Degree of $\mathbb{Q}(\xi_{p^{2}})$ over $\mathbb{Q}$. What is the degree of the extension $\mathbb{Q}(\xi_{p^{2}})$ over $\mathbb{Q}$ where $p$ is a prime and $\xi_{p^{2}}$ is a primitive $p^{th}$ root of unity?
 A: The degree of $\zeta_n$ over $\mathbb{Q}$ is $\phi(n)$ (Euler-phi function), for $n=p^2$ that is $p(p-1)$.
A: Let me expand Keith’s (KCd) comment to make the result clear, not only for $p^2$, but for $p^n$, $n\ge2$. All polynomials in this discussion will be in $\Bbb Z[x]$.
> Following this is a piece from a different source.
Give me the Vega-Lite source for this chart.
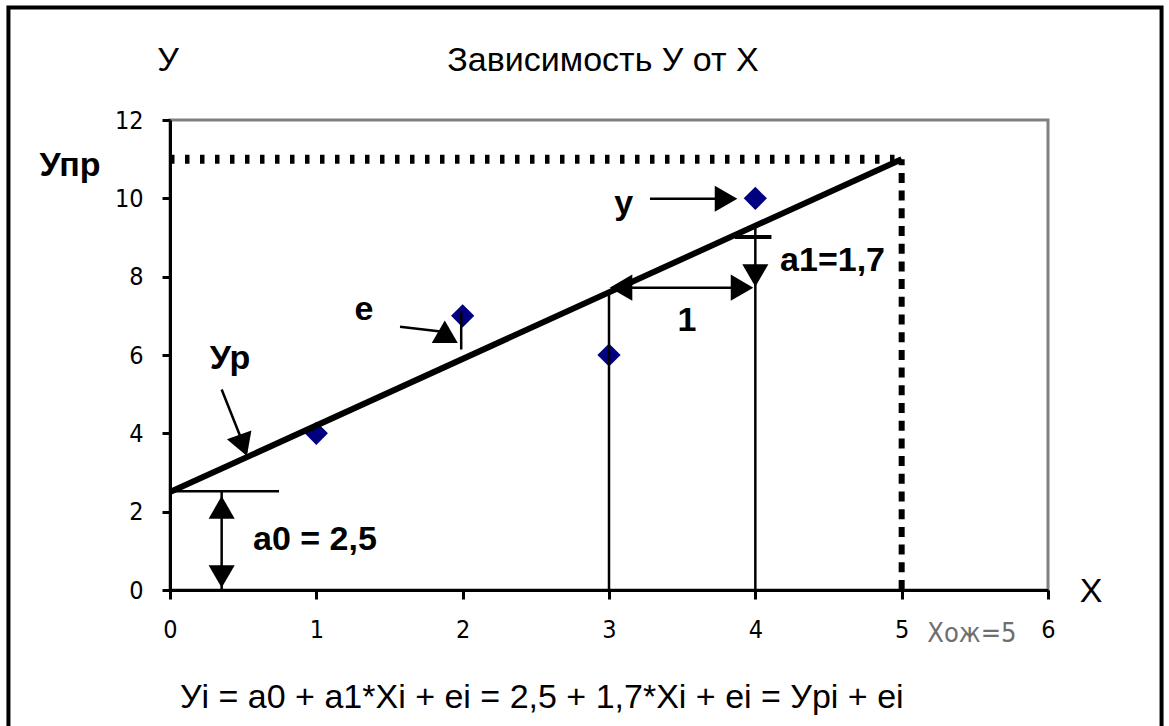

The primitive $p^n$-th roots of unity are the $p^n$-th roots that aren’t $p^{n-1}$-th roots, and so they’re roots of $f(x)=(x^{p^n}-1)\big/(x^{p^{n-1}}-1)$. As Keith says, we need to show that $f(x    +1)$ is an Eisenstein polynomial.
To make things easier, let me point out that if $g=p+\cdots+x^m$ is a monic Eisenstein polynomial of degree $m$, and $h$ is any monic polynomial of degree $r$ without constant term and congruent modulo $p$ to $x^r$, then $g(h(x))$ is a monic Eisenstein polynomial of degree $mr$.
Next, note that
$$
g(x)=\frac{(x+1)^p-1}x=x^{p-1}+px^{p-2}+\cdots+p
$$
is a monic Eisenstein polynomial of degree $p-1$, no matter what the prime $p$. Now, substitute for $x$ in $g$ the polynomial $(x+1)^{p^{n-1}}-1$. It’s monic of degree $p^{n-1}$, has no constant term, and is congruent to $x^{p^{n-1}}$ mod $p$. Do the substitution and lo and behold! the result is my $f(x+1)$ of the second paragraph, Eisenstein of degree $p^n-p^{n-1}$ in accordance with my third paragraph.